Each line from the top of the listing through the one holding "from bokeh.core.properties import value" should be restated word for word, with nothing added and no pictures.

===== RAW RECORDS

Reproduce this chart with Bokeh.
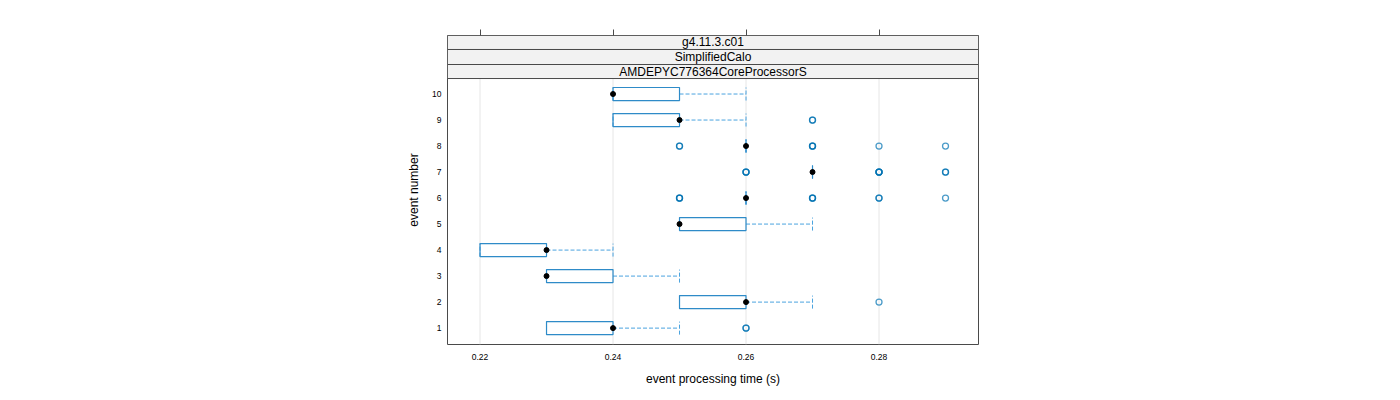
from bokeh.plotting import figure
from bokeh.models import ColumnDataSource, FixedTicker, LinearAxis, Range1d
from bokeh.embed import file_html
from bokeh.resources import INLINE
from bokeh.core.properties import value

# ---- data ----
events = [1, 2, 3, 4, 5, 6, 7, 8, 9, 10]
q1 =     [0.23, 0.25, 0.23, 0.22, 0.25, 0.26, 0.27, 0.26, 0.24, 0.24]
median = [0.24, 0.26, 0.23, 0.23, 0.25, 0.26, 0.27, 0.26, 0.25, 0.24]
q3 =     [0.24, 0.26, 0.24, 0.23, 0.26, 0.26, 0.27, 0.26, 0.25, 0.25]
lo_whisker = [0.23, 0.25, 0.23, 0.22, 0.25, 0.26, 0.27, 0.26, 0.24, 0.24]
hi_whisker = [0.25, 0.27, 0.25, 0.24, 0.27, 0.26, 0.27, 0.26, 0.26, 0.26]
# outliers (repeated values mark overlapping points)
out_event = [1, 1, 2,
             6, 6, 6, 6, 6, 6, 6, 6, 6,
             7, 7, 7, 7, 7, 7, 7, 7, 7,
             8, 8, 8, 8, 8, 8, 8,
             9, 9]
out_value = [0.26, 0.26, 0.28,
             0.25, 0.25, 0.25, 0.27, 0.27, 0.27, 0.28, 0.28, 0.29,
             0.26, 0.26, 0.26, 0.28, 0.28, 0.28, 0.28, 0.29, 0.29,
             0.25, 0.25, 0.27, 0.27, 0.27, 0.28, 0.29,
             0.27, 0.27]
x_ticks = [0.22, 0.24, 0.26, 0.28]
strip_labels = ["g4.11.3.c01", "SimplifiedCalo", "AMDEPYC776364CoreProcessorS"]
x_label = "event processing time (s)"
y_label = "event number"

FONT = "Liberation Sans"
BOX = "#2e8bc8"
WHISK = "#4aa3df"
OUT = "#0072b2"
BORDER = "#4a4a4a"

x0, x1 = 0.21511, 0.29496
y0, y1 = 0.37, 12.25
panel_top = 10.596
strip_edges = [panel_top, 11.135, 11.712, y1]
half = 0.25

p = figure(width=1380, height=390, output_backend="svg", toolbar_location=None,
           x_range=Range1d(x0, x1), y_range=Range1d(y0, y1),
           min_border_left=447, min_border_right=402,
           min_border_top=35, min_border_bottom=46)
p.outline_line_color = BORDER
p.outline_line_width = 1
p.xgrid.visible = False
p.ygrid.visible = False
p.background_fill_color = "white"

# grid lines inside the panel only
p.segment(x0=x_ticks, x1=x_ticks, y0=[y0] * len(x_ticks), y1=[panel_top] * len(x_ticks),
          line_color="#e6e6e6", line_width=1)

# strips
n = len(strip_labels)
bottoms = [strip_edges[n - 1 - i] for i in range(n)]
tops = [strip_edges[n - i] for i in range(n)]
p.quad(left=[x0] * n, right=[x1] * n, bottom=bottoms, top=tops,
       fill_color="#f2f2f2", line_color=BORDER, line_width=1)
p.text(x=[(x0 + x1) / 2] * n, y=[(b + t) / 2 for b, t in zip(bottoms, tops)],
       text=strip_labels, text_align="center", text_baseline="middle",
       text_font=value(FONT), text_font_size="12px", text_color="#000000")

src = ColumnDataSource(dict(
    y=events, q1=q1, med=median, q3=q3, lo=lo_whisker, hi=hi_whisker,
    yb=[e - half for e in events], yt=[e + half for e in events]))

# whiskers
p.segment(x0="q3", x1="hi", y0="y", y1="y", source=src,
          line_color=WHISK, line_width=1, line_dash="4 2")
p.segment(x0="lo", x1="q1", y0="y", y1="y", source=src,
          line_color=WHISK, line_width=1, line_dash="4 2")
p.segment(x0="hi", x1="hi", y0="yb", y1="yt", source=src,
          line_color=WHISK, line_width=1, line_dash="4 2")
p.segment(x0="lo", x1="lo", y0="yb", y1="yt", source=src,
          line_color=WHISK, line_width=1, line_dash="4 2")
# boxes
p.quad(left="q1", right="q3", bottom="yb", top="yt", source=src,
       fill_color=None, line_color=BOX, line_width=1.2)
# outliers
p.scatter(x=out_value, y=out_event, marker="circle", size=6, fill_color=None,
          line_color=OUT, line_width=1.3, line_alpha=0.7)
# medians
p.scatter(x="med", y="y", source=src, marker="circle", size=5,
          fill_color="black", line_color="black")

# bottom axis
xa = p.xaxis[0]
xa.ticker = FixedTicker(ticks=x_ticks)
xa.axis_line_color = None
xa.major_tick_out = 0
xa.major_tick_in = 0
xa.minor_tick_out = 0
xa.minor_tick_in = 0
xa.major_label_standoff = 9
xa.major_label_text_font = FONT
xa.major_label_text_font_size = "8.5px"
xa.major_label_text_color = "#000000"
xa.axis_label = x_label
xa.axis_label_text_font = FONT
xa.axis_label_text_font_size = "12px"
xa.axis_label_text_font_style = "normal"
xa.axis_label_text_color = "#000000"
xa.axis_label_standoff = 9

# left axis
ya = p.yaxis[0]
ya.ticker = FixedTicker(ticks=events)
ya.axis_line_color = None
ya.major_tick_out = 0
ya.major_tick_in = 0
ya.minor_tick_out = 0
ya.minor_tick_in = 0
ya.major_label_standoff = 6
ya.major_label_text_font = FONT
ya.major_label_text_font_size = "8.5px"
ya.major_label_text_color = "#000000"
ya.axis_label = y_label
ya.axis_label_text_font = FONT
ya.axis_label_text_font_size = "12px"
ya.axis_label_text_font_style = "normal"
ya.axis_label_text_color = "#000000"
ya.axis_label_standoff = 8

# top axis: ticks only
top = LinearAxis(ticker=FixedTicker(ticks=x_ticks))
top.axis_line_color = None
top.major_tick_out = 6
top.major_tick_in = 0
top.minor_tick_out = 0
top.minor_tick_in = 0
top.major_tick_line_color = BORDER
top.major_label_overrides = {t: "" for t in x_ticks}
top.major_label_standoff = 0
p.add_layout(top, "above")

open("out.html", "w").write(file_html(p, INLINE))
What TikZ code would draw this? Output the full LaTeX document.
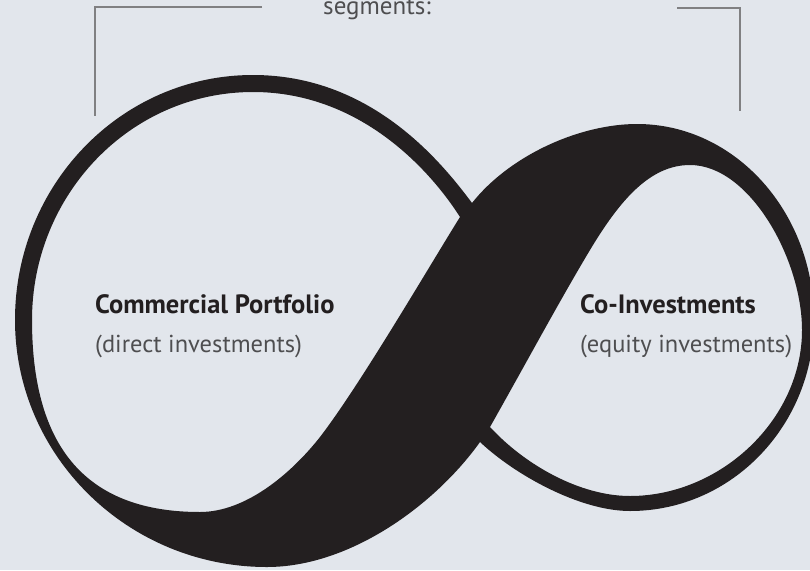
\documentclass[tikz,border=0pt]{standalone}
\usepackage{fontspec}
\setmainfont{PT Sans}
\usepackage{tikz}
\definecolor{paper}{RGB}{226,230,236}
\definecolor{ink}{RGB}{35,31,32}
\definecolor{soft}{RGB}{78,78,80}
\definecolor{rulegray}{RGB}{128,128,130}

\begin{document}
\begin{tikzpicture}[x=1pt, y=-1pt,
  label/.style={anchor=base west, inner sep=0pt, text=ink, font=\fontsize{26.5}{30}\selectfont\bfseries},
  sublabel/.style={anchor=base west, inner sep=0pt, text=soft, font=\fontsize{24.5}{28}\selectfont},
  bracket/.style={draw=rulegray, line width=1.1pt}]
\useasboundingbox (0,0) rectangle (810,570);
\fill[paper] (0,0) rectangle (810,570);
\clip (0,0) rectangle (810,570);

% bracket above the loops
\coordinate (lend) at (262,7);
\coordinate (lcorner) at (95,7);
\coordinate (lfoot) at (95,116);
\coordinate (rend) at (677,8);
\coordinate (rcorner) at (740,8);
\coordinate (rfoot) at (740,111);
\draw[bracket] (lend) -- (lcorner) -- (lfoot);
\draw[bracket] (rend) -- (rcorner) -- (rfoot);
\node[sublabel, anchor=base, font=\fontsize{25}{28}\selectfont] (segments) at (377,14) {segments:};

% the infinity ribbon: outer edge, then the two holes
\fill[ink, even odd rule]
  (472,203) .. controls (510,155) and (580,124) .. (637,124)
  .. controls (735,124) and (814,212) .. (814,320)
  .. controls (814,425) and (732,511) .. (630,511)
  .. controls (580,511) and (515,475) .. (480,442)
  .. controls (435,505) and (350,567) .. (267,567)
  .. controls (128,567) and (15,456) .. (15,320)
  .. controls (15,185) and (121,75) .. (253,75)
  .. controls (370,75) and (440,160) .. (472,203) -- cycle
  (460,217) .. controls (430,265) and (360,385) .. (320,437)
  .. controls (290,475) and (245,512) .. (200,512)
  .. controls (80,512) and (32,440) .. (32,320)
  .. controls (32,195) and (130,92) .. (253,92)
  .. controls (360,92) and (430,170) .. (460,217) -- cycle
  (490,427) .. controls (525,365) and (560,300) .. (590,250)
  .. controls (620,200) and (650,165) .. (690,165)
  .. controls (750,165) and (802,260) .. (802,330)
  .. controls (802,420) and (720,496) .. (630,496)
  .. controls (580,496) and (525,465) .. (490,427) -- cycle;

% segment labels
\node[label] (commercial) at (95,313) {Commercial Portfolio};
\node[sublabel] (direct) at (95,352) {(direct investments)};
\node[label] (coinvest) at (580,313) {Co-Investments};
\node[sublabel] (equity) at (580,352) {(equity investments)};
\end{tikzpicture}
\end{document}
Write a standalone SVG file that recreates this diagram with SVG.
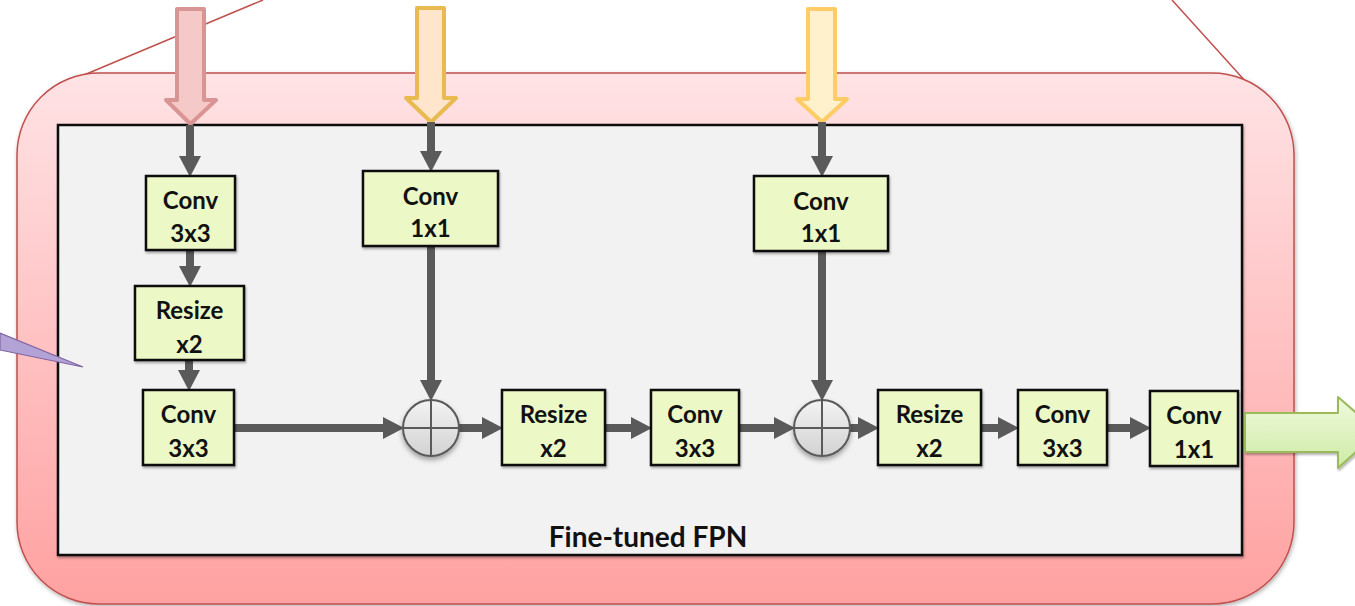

==========

#### [COMPLETE RESPONSE]
Reproduce this chart with Bokeh.
from bokeh.plotting import figure
from bokeh.models import ColumnDataSource, FixedTicker, LinearAxis, Range1d
from bokeh.embed import file_html
from bokeh.resources import INLINE
from bokeh.core.properties import value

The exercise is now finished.